The injection of the supernatural into an otherwise realitic portrayal of events places fantastique stories between the uncanny and the marvelous. Uncanny stories push reality to its limits as in Edgar Alan Poe‘s “The Fall of the House of Usher.” On the other hand, the characters in marvelous stories regard supernatural elements as being quite normal. J.K. Rowling‘s Harry Potter series is a prime example.
Fantastique’s Literary Heritage
Defined this way, fantastique literature contains many significant works in its canon. Identifying a few of the better-known titles includes:
- Many of Edgar Allan Poe short works
- Henry James, The Turn of the Screw (Todorov regards this as epitomizing pure Fantastique)
- Nikolai Gogol‘s “The Nose”
- R.L. Stevenson‘s Strange Case of Dr Jekyll and Mr Hyde
- Bram Stoker‘s Dracula
- Oscar Wilde‘s The Picture of Dorian Gray
- Franz Kafka‘s The Metamorphosis
- Nathaniel Hawthorne‘s The House of the Seven Gables and “The Birth-Mark“
- H.G. Wells‘s The Island of Doctor Moreau
Other eminent contributors to the genre include H.P. Lovecraft, Vladimir Nabokov, Richard Matheson, Steven King, and Clive Barker.
Why the Fantastique Designation Matters
On the Macro Level:
It matters because so many talented writers’ works can be identified as belonging within this particular subgenre. Their inclusion goes beyond literary pigeon-holing or reevaluation of individual author’s neglected works, however. Many of the works listed above achieved distinction before Tudorov consigned them into this particular genre. Rather, their inclusion reflects the authors’ appreciation and apprehension regarding the amazing, the phenomenal, and the absurd.
Authors ranging in temperament from Sartre to Lovecraft acknowledge the power of the supernatural yet remain hesitant regarding its actuality. As playwright John Van Druten laments in his play Bell, Book, and Candle, “There’s always a rational explanation for everything if you look for it.”
On the Micro (Personal) Level:
It matters because placing my recent series Escape the New Immortals within Todorov’s classification explains my career arc as an author. My first published novel, Penal Fires, was an initial stab at the psychological thriller, little more. My second, Metadata Murders, was also a thriller, but this time along technological lines. The main plot device–the Internet–revealed the promises and pitfalls of that recent invention. The crux of its storyline involved the preposterous, almost supernatural, potential for identify theft and murder via the dark Web.
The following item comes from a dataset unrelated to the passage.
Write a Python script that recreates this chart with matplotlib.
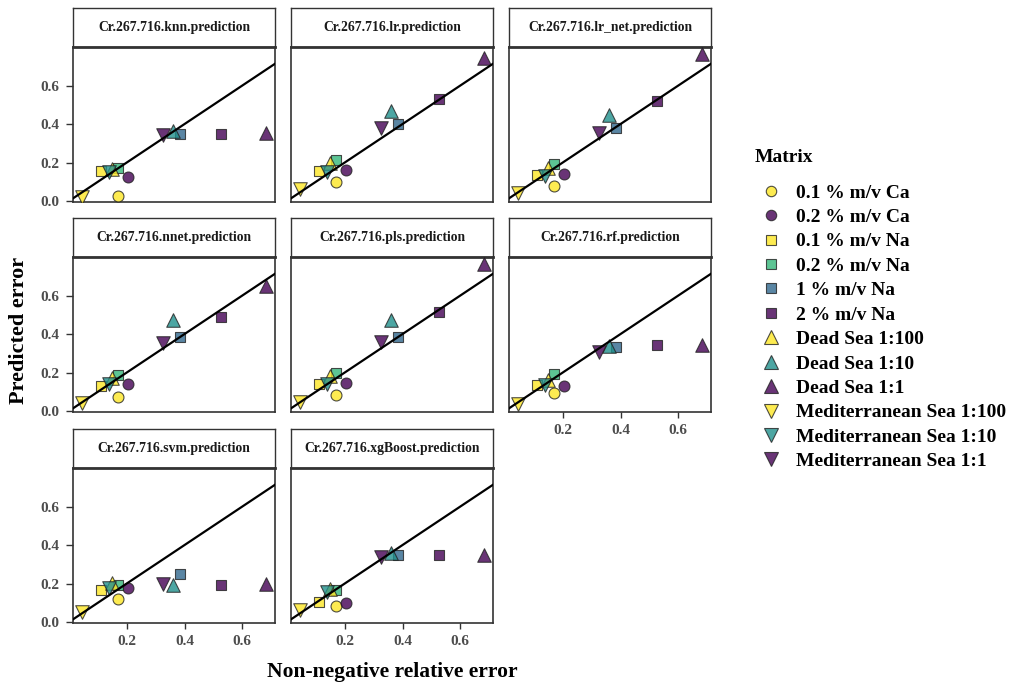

Consequently, creating a narrative involving a conflict between a psychologist-turned- shaman and a band of psychic vampires from the collective unconscious doesn’t seem such a surprise, In retrospect, it seems a rational if excessive thematic development in my growth as a writer.
A Fantastique Summation
In Escape the New Immortals
My personal commitment to the Fantastiqu concept appears most strongly in the first two novels of my Escape the New Immortals series. In an otherwise ordinary and rational world, each of the protagonists encounters a supernatural entity in unconscious reality from which they must escape. Each of them, Victor, Miriam, and Todd at times doubt the veracity of that experience. Their individual story arcs reflect the internal conflict of coming terms and ultimatelly vanquishing those supernatural beings whose existence defies rational explanation. In short, their acceptance of supernatural reality ultimately enables them to vanquish their foes in the rational world.
From Five Books Transformed My Life
It is said the strongest believers in heaven and a deity are those who fought hardest against it. Saul of Tarsus before he became St. Paul comes to mind. Two examples from more recent literature appear as the top two in my most recent blog post, Marcel (Remembrance of Things Past) and Lawrence Darrell (The Razor’s Edge) seek something not of this world. For Marcel it is what’s often mislabeled as deja vu–the recreated sensory experience. His tasting of the madeleine cookie he remembered as a child provides the reader with a supernatural depiction of primitive time travel.
For Lawrence Darrell, the fantastique aids him in finding the meaning to man’s existence. He never finds the answers he seeks, but he always continues the search. His healing trick for his stressed-out friend involves no more than his trying to hold onto a coin. His inability to do so demonstrates that the supernatural power for healing our tormented souls lies not in the power of others but within ourselves.
Little from these examples is rational; none of it seems real or true. Yet these occurrences continue pervade ordinary reality every day, doubtful as that may seem. That is why they and my novels fall under the label of the fantastique.